Revolution, like most episodes, was not bereft of political themes and wider iconographical flare. As to the latter, as one member simply put it, it was a “fun Christmas romp [with] Daleks shooting stuff, what more do you want?”. Regarding the themes, there was plenty of praise of what was described as “mild critique on the role of the private sector”, though others wanted more political satire). In relation to the wider world and significance of 2020, one member notes how it was “thought it would be a spookily-timed episode about isolation but it was actually a spookily-timed episode about adapting to a changed world after traumatic events/some time away”. “I really needed that right now!”, they added. The “heartwarming”, “elegant and touching” departure of Ryan and Graham, as well as the development of Yaz’s characterisation were also noted and welcomed.
As to the bones of the episode, however, one member summarises the thoughts of many in stating, quite simply, that the episode contained “great ingredients [but] poor execution”. In an elongated reflection which noted some wider concerns, another member said that “when the prospect of the companions being separated from the Doctor for a whole episode is destroyed after 15 minutes, only to have the same lack of chemistry, poor writing and little character development take hold for the next 60 minutes, it’s hard not to be disappointed”. The “by-the-numbers plot and long, boring conversations” came under fire, as did the critique of having “too many people” in the episode, despite the great attention paid to the core cast. Interestingly, not many mentioned the role of Captain Jack in the episode, despite the pre-episode publicity and his role in the defeat of the Dalek menace. As to that, one person lamented the Doctor’s sacrifice of “one of the last TARDISes in the universe” to defeat the Daleks. I can’t help but feel sorry and hope it somehow escaped the Void…

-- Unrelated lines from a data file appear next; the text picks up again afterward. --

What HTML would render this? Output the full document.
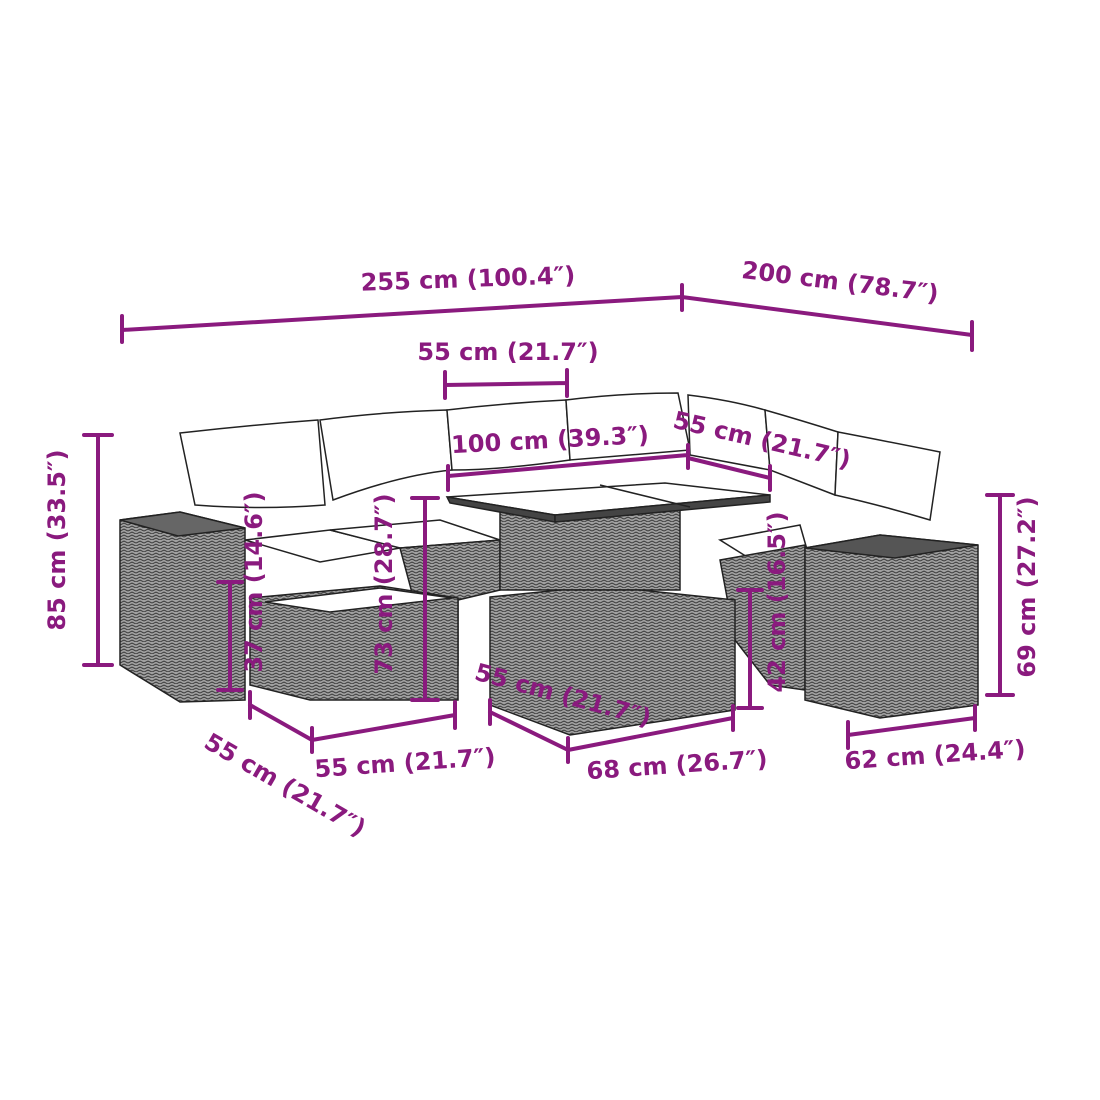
<!DOCTYPE html>
<html><head><style>
html,body{margin:0;padding:0;background:#fff;}
svg{display:block;}
text{font-family:"DejaVu Sans","Liberation Sans",sans-serif;font-weight:bold;font-size:24px;fill:#8a1a7e;}
</style></head><body>
<svg width="1100" height="1100" viewBox="0 0 1100 1100" xmlns="http://www.w3.org/2000/svg">
<defs>
<pattern id="w" width="8" height="6" patternUnits="userSpaceOnUse">
<rect width="8" height="6" fill="#a0a0a0"/>
<path d="M0 3 L4 1 L8 3 M0 6 L4 4 L8 6" stroke="#3a3a3a" stroke-width="1" fill="none"/>
</pattern>
</defs>
<g stroke="#222" stroke-width="1.5">
<path d="M180 433 Q250 425 318 420 L325 505 Q260 510 195 505 Z" fill="#fff"/>
<path d="M320 420 Q380 412 447 410 L452 470 Q400 475 333 500 Z" fill="#fff"/>
<path d="M447 410 Q505 403 566 400 L570 460 Q500 470 452 470 Z" fill="#fff"/>
<path d="M566 400 Q620 393 678 393 L690 450 Q630 455 570 460 Z" fill="#fff"/>
<path d="M688 395 Q730 400 765 410 L770 470 L690 455 Z" fill="#fff"/>
<path d="M765 410 Q800 420 838 432 L835 495 L770 470 Z" fill="#fff"/>
<path d="M838 432 Q880 440 940 452 L930 520 Q880 505 835 495 Z" fill="#fff"/>
<path d="M245 540 L330 530 L400 548 L320 562 Z" fill="#fff"/>
<path d="M330 530 L440 520 L500 540 L400 548 Z" fill="#fff"/>
<path d="M720 540 L800 525 L810 560 L760 565 Z" fill="#fff"/>
<path d="M400 548 L500 540 L500 590 L458 600 L458 665 L430 660 Z" fill="url(#w)"/>
<path d="M720 560 L805 545 L805 690 L770 685 L735 640 Z" fill="url(#w)"/>
<path d="M120 520 L180 512 L245 528 L245 700 L180 702 L120 665 Z" fill="url(#w)"/>
<path d="M120 520 L180 512 L245 528 L178 536 Z" fill="#666"/>
<path d="M250 598 L380 586 L458 598 L458 700 L310 700 L250 685 Z" fill="url(#w)"/>
<path d="M265 602 L380 588 L452 598 L330 612 Z" fill="#fff"/>
<path d="M500 510 L680 510 L680 590 L500 590 Z" fill="url(#w)"/>
<path d="M447 497 L665 483 L770 495 L555 515 Z" fill="#fff"/>
<path d="M447 497 L555 515 L555 522 L450 503 Z" fill="#444"/>
<path d="M555 515 L770 495 L770 502 L555 522 Z" fill="#444"/>
<line x1="600" y1="485" x2="690" y2="507" />
<path d="M490 597 L560 590 L640 590 L735 600 L735 710 L570 735 L490 705 Z" fill="url(#w)"/>
<path d="M805 548 L880 535 L978 545 L978 705 L880 718 L805 700 Z" fill="url(#w)"/>
<path d="M805 548 L880 535 L978 545 L895 558 Z" fill="#555"/>
</g>
<g stroke="#8a1a7e" stroke-width="4" fill="none" stroke-linecap="round">
<path d="M122 330 L682 297 L972 335"/>
<path d="M122 316 V342 M682 285 V310 M972 322 V350"/>
<path d="M445 385 L567 383 M445 372 V398 M567 370 V396"/>
<path d="M448 476 L688 455 M448 466 V490 M688 445 V468"/>
<path d="M688 458 L770 478 M770 466 V490"/>
<path d="M98 435 V665 M84 435 H112 M84 665 H112"/>
<path d="M1000 495 V695 M987 495 H1013 M987 695 H1013"/>
<path d="M230 582 V690 M218 582 H242 M218 690 H242"/>
<path d="M425 498 V700 M412 498 H438 M412 700 H438"/>
<path d="M750 590 V708 M738 590 H762 M738 708 H762"/>
<path d="M250 705 L312 740 M250 692 V718 M312 728 V752"/>
<path d="M312 740 L455 715 M455 702 V728"/>
<path d="M490 712 L568 750 M490 700 V724 M568 738 V762"/>
<path d="M568 750 L733 718 M733 706 V730"/>
<path d="M848 735 L975 718 M848 722 V748 M975 706 V730"/>
</g>
<text x="468" y="287" text-anchor="middle" transform="rotate(-2 468 280)">255 cm (100.4″)</text>
<text x="840" y="290" text-anchor="middle" transform="rotate(7 840 283)">200 cm (78.7″)</text>
<text x="508" y="360" text-anchor="middle">55 cm (21.7″)</text>
<text x="550" y="448" text-anchor="middle" transform="rotate(-3 550 440)">100 cm (39.3″)</text>
<text x="762" y="448" text-anchor="middle" transform="rotate(13 762 440)">55 cm (21.7″)</text>
<text x="73" y="548" text-anchor="middle" transform="rotate(-90 65 548)">85 cm (33.5″)</text>
<text x="1043" y="595" text-anchor="middle" transform="rotate(-90 1035 595)">69 cm (27.2″)</text>
<text x="270" y="590" text-anchor="middle" transform="rotate(-90 262 590)">37 cm (14.6″)</text>
<text x="400" y="592" text-anchor="middle" transform="rotate(-90 392 592)">73 cm (28.7″)</text>
<text x="793" y="610" text-anchor="middle" transform="rotate(-90 785 610)">42 cm (16.5″)</text>
<text x="285" y="793" text-anchor="middle" transform="rotate(30 285 785)">55 cm (21.7″)</text>
<text x="405" y="771" text-anchor="middle" transform="rotate(-4 405 763)">55 cm (21.7″)</text>
<text x="563" y="703" text-anchor="middle" transform="rotate(15 563 695)">55 cm (21.7″)</text>
<text x="677" y="773" text-anchor="middle" transform="rotate(-4 677 765)">68 cm (26.7″)</text>
<text x="935" y="763" text-anchor="middle" transform="rotate(-4 935 755)">62 cm (24.4″)</text>
</svg>
</body></html>
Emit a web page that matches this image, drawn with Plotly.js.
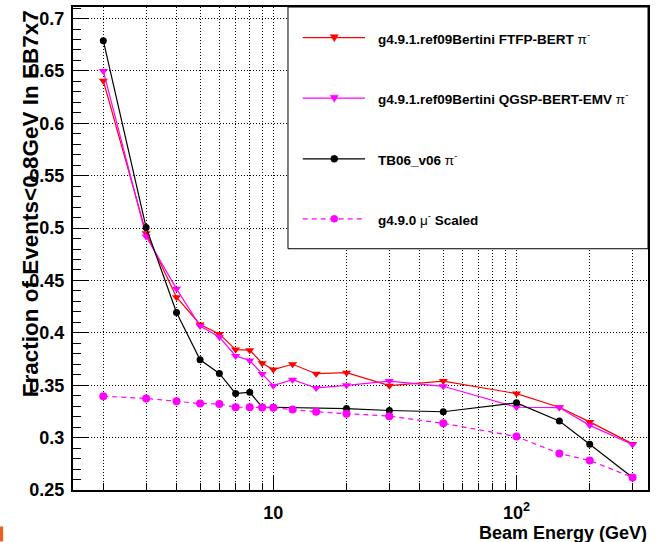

Comparisons to Series Twelve
Taking into account the 30 responses and their scores, Revolution of the Daleks rated at a 5.69 (with 10/10 being the top 10% of NuWho). To put it into context, its sibling, Resolution, rated at a 6.25, meaning this episode ranked slightly lower. At 5.69, it ranked higher than a number of the Society’s less favoured episodes of Series Eleven (with a low of 4.53 for The Tsuranga Conundrum) and Series Twelve (with a 5.11 for Orphan 55), but did not reach its highs (8.52 for Rosa and 7.94 for Fugitive of the Judoon respectively). If we, finally, include it in Series Twelve as a whole, it takes the average of the series down from 6.98 to 6.91.
It’s not all doom and gloom, however! This was our first episode of Who for 2021 after a tough year and a lot was riding on it, for many different reasons. Many different end products could have emerged from its constituent themes if taken as individual episodes themselves, from Daleks and the private sector; the post-Timeless Child trauma for the Doctor; Yaz’s abandonment fears; Ryan’s development and desire to stay; Captain Jack himself and his role as companion-turned-mentor; and many more – so could it please everyone in trying to pack so much into one episode? We could’ve easily had a two- or three-parter, as with every episode (‘If only we’d had more than 45 minutes’ syndrome), but I for one (and many other Society members) are glad to have had an enjoyable and Doctor Who-y experience on New Year’s Day, made with the passion of the cast and crew. Now to wait for Series Thirteen…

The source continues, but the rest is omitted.